‏ Job 33:13

God Is Greater than Job

Elihu said to Job that he will not be hard on him. That does not mean he will not point out to Job his faults and call him to account. Yet he speaks differently from his friends. That is why there is no response from Job. Job is ready to listen to Elihu.

Elihu starts by reminding Job of something he heard from his mouth (Job 33:8). This is not vague, enigmatic or presumptuous, but concrete. Everyone present at the conversations will confirm the correctness. Elihu does not quote verbatim what Job has said, but he does so entirely according to its content. He summarizes Job’s argument and gives the main lines of it.

Job has repeatedly asserted that he is sincere and innocent (Job 33:9; Job 9:21; Job 10:7; Job 13:18; 23; Job 16:17; Job 23:10; Job 27:5). Especially in Job 31 he makes a powerful plea for his innocence. Elihu summarizes this in the four concepts of “pure”, “without transgression”, “innocent” and “no guilt”. This was not arrogance on the part of Job. Elihu does not throw that at Job as an accusation either. Job’s claim of innocence is justified, as we know from Job 1 (Job 1:1). Job does not mean here that he is sinless (cf. Job 7:21; Job 13:26), but that he has done nothing that deserves the judgment of his heavy suffering.

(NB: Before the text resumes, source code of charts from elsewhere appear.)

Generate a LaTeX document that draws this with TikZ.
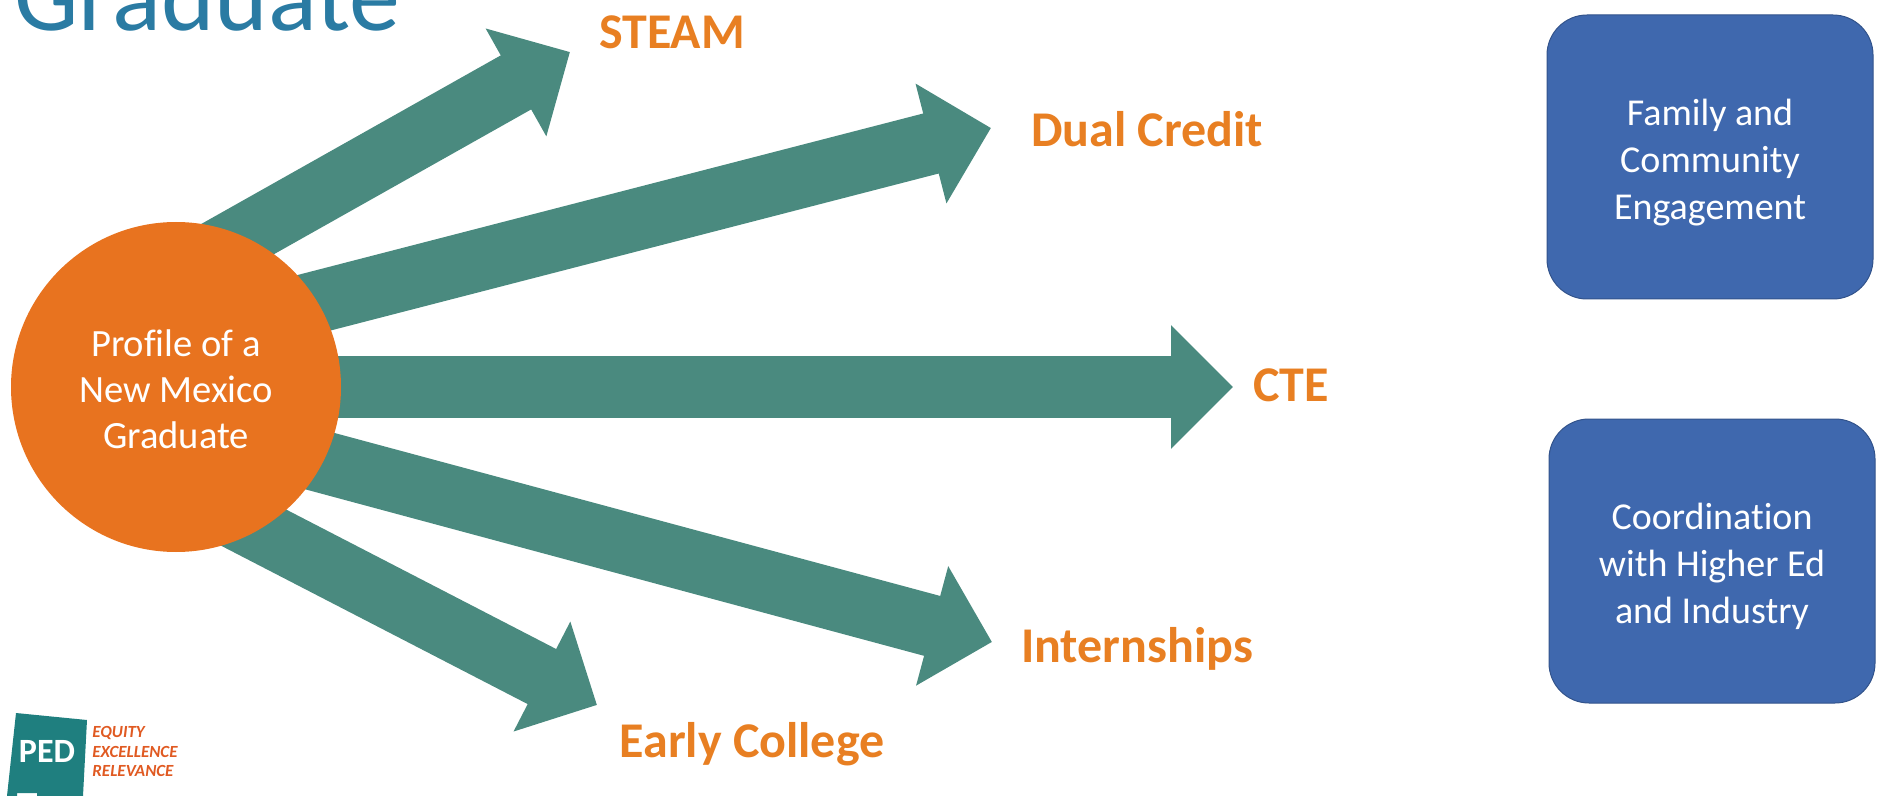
\documentclass[tikz,border=0pt]{standalone}
\usepackage{fontspec}
\setmainfont{Carlito}[Ligatures=CommonOff]
\usepackage{xcolor}
\usetikzlibrary{arrows.meta, backgrounds}

\definecolor{spoketeal}{HTML}{4A8A7F}
\definecolor{huborange}{HTML}{E8731F}
\definecolor{labelorange}{HTML}{E87F22}
\definecolor{boxblue}{HTML}{3F68AE}
\definecolor{titleblue}{HTML}{2A7BA3}
\definecolor{logoteal}{HTML}{1F7F7F}
\definecolor{logoorange}{HTML}{E05A22}

\tikzset{
    hub/.style={circle, fill=huborange, text=white, minimum size=165pt, inner sep=0pt, align=center,
        text height=62pt, font=\fontsize{19.3}{23}\selectfont},
    pathway/.style={text=labelorange, font=\fontsize{25}{30}\selectfont\bfseries},
    support/.style={rounded corners=20pt, draw=boxblue!80!black, line width=0.5pt, fill=boxblue, text=white,
        minimum width=163pt, minimum height=142pt, align=center, text height=66pt, font=\fontsize{19}{23.5}\selectfont},
    spoke/.style={draw=spoketeal, line width=31pt, shorten <=-25pt,
        -{Triangle[length=31pt, width=60pt]}},
    motto/.style={anchor=west, text=logoorange, inner sep=0pt, font=\fontsize{8.5}{10}\selectfont\bfseries\itshape},
}

\begin{document}
\begin{tikzpicture}[x=0.5pt, y=-0.5pt]
    \useasboundingbox (0, 0) rectangle (1883, 796);

    % title
    \node[anchor=base west, inner sep=0pt, text=titleblue, font=\fontsize{51}{60}\selectfont] (title) at (14, 31) {Graduate};

    % hub and labels
    \node[hub] (profile) at (176, 387) {Profile of a\\New Mexico\\Graduate};
    \node[pathway] (steam) at (672, 32) {STEAM};
    \node[pathway] (dual) at (1147, 129) {Dual Credit};
    \node[pathway] (cte) at (1291, 385) {CTE};
    \node[pathway] (intern) at (1137, 649) {Internships};
    \node[pathway] (early) at (752, 744) {Early College};

    % arrow ends
    \coordinate (tipsteam) at (570, 52);
    \coordinate (tipdual) at (991, 128);
    \coordinate (tipcte) at (1233, 387);
    \coordinate (tipintern) at (992, 642);
    \coordinate (tipearly) at (597, 705);

    % boxes
    \node[support] (family) at (1710, 157) {Family and\\Community\\Engagement};
    \node[support] (coord) at (1712, 561) {Coordination\\with Higher Ed\\and Industry};

    % logo
    \fill[logoteal] (16, 713) -- (87, 720) -- (83, 796) -- (37, 796) -- (37, 793) -- (17, 793) -- (17, 796) -- (7, 796) -- cycle;
    \node[inner sep=0pt, text=white, font=\fontsize{17}{20}\selectfont\bfseries] (ped) at (47, 751) {PED};
    \node[motto] (equity) at (92, 733) {EQUITY};
    \node[motto] (excellence) at (92, 752) {EXCELLENCE};
    \node[motto] (relevance) at (92, 771) {RELEVANCE};

    \begin{scope}[on background layer]
        \draw[spoke] (profile.66) -- (tipsteam);
        \draw[spoke] (profile.31) -- (tipdual);
        \draw[spoke] (profile.0) -- (tipcte);
        \draw[spoke] (profile.-27) -- (tipintern);
        \draw[spoke] (profile.-60.5) -- (tipearly);
    \end{scope}
\end{tikzpicture}
\end{document}
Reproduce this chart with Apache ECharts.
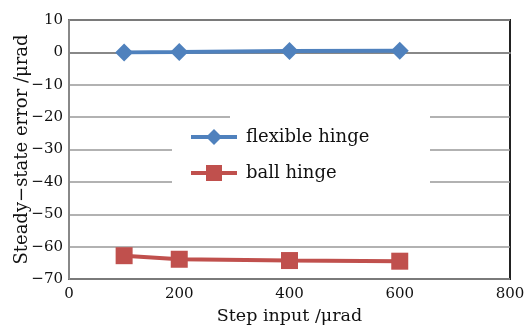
<!DOCTYPE html>
<html><head><meta charset="utf-8">
<script src="https://cdn.jsdelivr.net/npm/echarts@6/dist/echarts.min.js"></script>
<style>html,body{margin:0;padding:0;background:#fff}#c{width:526px;height:326px}</style>
</head><body><div id="c"></div>
<script>
var stepInputs = [100, 200, 400, 600];
var flexibleHinge = [0, 0.1, 0.4, 0.5];
var ballHinge = [-62.8, -63.9, -64.3, -64.5];
var seriesNames = ['flexible hinge', 'ball hinge'];
var xName = 'Step input /\u03bcrad';
var yName = 'Steady\u2212state error /\u03bcrad';

var font = 'DejaVu Serif';
function pairs(xs, ys){ return xs.map(function(x,i){ return [x, ys[i]]; }); }
var chart = echarts.init(document.getElementById('c'), null, {renderer:'canvas'});
chart.setOption({
  animation: false,
  backgroundColor: '#fff',
  grid: {left: 69, right: 16, top: 20, bottom: 47, outerBoundsMode: 'none', containLabel: false,
         show: true, borderColor: '#222', borderWidth: 2, backgroundColor: 'transparent'},
  xAxis: {
    type: 'value', min: 0, max: 800, interval: 200,
    name: xName, nameLocation: 'middle', nameGap: 28, nameMoveOverlap: false,
    nameTextStyle: {fontFamily: font, fontSize: 17.5, color: '#111'},
    axisLine: {show: true, lineStyle: {color: '#888', width: 2}},
    axisTick: {show: false},
    axisLabel: {fontFamily: font, fontSize: 15, color: '#111', margin: 8, formatter: function(v){ return String(v); }},
    splitLine: {show: false}
  },
  yAxis: {
    type: 'value', min: -70, max: 10, interval: 10,
    name: yName, nameLocation: 'middle', nameGap: 38, nameMoveOverlap: false,
    nameTextStyle: {fontFamily: font, fontSize: 18, color: '#111'},
    axisLine: {show: true, lineStyle: {color: '#888', width: 2}},
    axisTick: {show: false},
    axisLabel: {fontFamily: font, fontSize: 15, color: '#111', margin: 6, formatter: function(v){ return String(v).replace('-', '\u2212'); }},
    splitLine: {show: true, lineStyle: {color: '#999', width: 1.5}}
  },
  graphic: [
    {type: 'rect', z: 1, shape: {x: 172, y: 119, width: 258, height: 72}, style: {fill: '#fff'}},
    {type: 'rect', z: 1, shape: {x: 230, y: 112, width: 200, height: 10}, style: {fill: '#fff'}}
  ],
  legend: {
    orient: 'vertical', left: 184, top: 123, z: 5,
    itemWidth: 46, itemHeight: 20, itemGap: 18,
    lineStyle: {width: 4},
    textStyle: {fontFamily: font, fontSize: 18, color: '#111', padding: [0,0,0,4]},
    data: seriesNames
  },
  series: [
    {name: seriesNames[0], type: 'line', data: pairs(stepInputs, flexibleHinge),
     symbol: 'diamond', symbolSize: 18, color: '#4f81bd',
     lineStyle: {width: 4, color: '#4f81bd'}, itemStyle: {color: '#4f81bd'}},
    {name: seriesNames[1], type: 'line', data: pairs(stepInputs, ballHinge),
     symbol: 'rect', symbolSize: 17, color: '#c0504d',
     lineStyle: {width: 4, color: '#c0504d'}, itemStyle: {color: '#c0504d'}}
  ]
});
</script></body></html>
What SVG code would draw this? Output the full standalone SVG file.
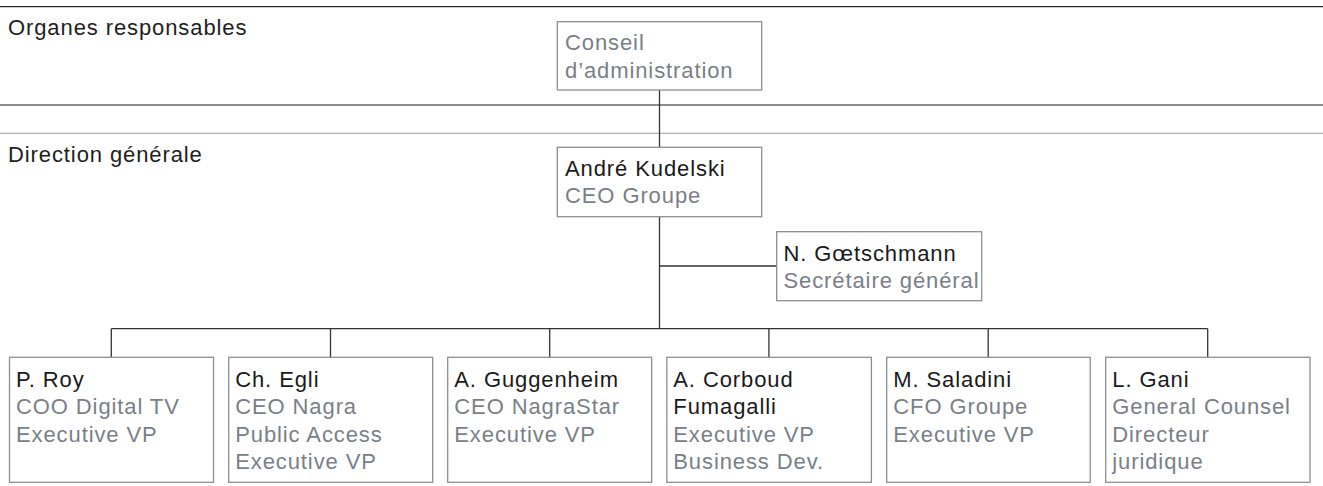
<svg xmlns="http://www.w3.org/2000/svg" width="1323" height="486" viewBox="0 0 1323 486">
<style>
text{font-family:"Liberation Sans",Arial,sans-serif;font-size:22px;letter-spacing:0.9px}
.h{fill:#1e1e1e}
.n{fill:#1a1a1a}
.r{fill:#7a7f87}
.box{fill:#fff;stroke:#8c8f94;stroke-width:1.3}
.c{fill:none;stroke:#333;stroke-width:1.3}
</style>
<rect width="1323" height="486" fill="#fff"/>
<g id="rules">
<line x1="0" y1="6.7" x2="1323" y2="6.7" stroke="#2a2a2a" stroke-width="1.3"/>
<line x1="0" y1="105" x2="1323" y2="105" stroke="#666" stroke-width="1.3"/>
<line x1="0" y1="133.3" x2="1323" y2="133.3" stroke="#9a9a9a" stroke-width="1.1"/>
<text class="h" x="8" y="35">Organes responsables</text>
<text class="h" x="8" y="161.7">Direction générale</text>
</g>
<g id="connectors">
<line class="c" x1="659.5" y1="90" x2="659.5" y2="147.3"/>
<line class="c" x1="659.5" y1="216.7" x2="659.5" y2="328.7"/>
<line class="c" x1="659.5" y1="266" x2="776.7" y2="266" stroke="#666"/>
<line class="c" x1="111.3" y1="328.7" x2="1207.7" y2="328.7" stroke="#666"/>
<line class="c" x1="111.3" y1="328.7" x2="111.3" y2="357.3"/>
<line class="c" x1="330.5" y1="328.7" x2="330.5" y2="357.3"/>
<line class="c" x1="549.7" y1="328.7" x2="549.7" y2="357.3"/>
<line class="c" x1="768.9" y1="328.7" x2="768.9" y2="357.3"/>
<line class="c" x1="988.2" y1="328.7" x2="988.2" y2="357.3"/>
<line class="c" x1="1207.7" y1="328.7" x2="1207.7" y2="357.3"/>
</g>
<g id="conseil">
<rect class="box" x="557.3" y="21.7" width="204.4" height="68.3"/>
<text class="r" x="565" y="50">Conseil</text>
<text class="r" x="565" y="77.7">d’administration</text>
</g>
<g id="kudelski">
<rect class="box" x="557.3" y="147.3" width="204.4" height="69.4"/>
<text class="n" x="565" y="176">André Kudelski</text>
<text class="r" x="565" y="203">CEO Groupe</text>
</g>
<g id="goetschmann">
<rect class="box" x="776.7" y="231.7" width="205" height="69"/>
<text class="n" x="783.5" y="261">N. Gœtschmann</text>
<text class="r" x="783.5" y="288">Secrétaire général</text>
</g>
<g id="roy">
<rect class="box" x="9.5" y="357.3" width="204" height="125"/>
<text class="n" x="16" y="386.7">P. Roy</text>
<text class="r" x="16" y="414.3">COO Digital TV</text>
<text class="r" x="16" y="442">Executive VP</text>
</g>
<g id="egli">
<rect class="box" x="228.7" y="357.3" width="204" height="125"/>
<text class="n" x="235.2" y="386.7">Ch. Egli</text>
<text class="r" x="235.2" y="414.3">CEO Nagra</text>
<text class="r" x="235.2" y="442">Public Access</text>
<text class="r" x="235.2" y="469.3">Executive VP</text>
</g>
<g id="guggenheim">
<rect class="box" x="447.7" y="357.3" width="204" height="125"/>
<text class="n" x="454.3" y="386.7">A. Guggenheim</text>
<text class="r" x="454.3" y="414.3">CEO NagraStar</text>
<text class="r" x="454.3" y="442">Executive VP</text>
</g>
<g id="corboud">
<rect class="box" x="666.8" y="357.3" width="204.6" height="125"/>
<text class="n" x="673.3" y="386.7">A. Corboud</text>
<text class="n" x="673.3" y="414.3">Fumagalli</text>
<text class="r" x="673.3" y="442">Executive VP</text>
<text class="r" x="673.3" y="469.3">Business Dev.</text>
</g>
<g id="saladini">
<rect class="box" x="886.7" y="357.3" width="203.5" height="125"/>
<text class="n" x="893.3" y="386.7">M. Saladini</text>
<text class="r" x="893.3" y="414.3">CFO Groupe</text>
<text class="r" x="893.3" y="442">Executive VP</text>
</g>
<g id="gani">
<rect class="box" x="1105.7" y="357.3" width="204.3" height="125"/>
<text class="n" x="1112.3" y="386.7">L. Gani</text>
<text class="r" x="1112.3" y="414.3">General Counsel</text>
<text class="r" x="1112.3" y="442">Directeur</text>
<text class="r" x="1112.3" y="469.3">juridique</text>
</g>
</svg>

But Job has gone too far by suspecting that God is looking for something with him and that He is therefore acting with him in this way (Job 33:10). Job believes that God is seeking something with him in order to sue him and that He is acting with him as His enemy (Job 13:24; Job 19:11; Job 30:21). Elihu has heard Job say that God puts his feet in the stocks and that He watches all his paths (Job 13:27). Elihu answers to this (Job 33:11).

Elihu’s answer to this is that Job is “not right in this” (Job 33:12). In this he has not done justice to Who God is and who he himself is. He has forgotten Who God is and who he himself is, for “God is greater than man” as Job is. How did Job dare to call God, Who is so much greater than man, to account (Job 33:13)? That God is greater than man does not only apply to God as Creator, but here above all to the greatness and exaltation of His actions with man.

Furthermore, Job has accused God of when he called to Him, that God did not answer Him (Job 19:7; Job 30:20). Surely, God can’t do that, can He? Surely, He can say why He makes him suffer so much, can’t He? Surely, he has a right to that, hasn’t he? But God is God. He is in no way obliged to account for His actions to man, not even to His own.

What Job says, we see time and again in the history of mankind up to the present day, to a much greater extent and also in a rebellious form. With Job there is no rebellion, but a wrestle. He does not put up a big mouth against God. With rebellious man this is so. In man there is resistance, opposition and rebellion against God’s actions, which is inspired by unbelief and self-exaltation. Man puts God in the dock and challenges Him to tell us why He allows or works things (Rom 9:20).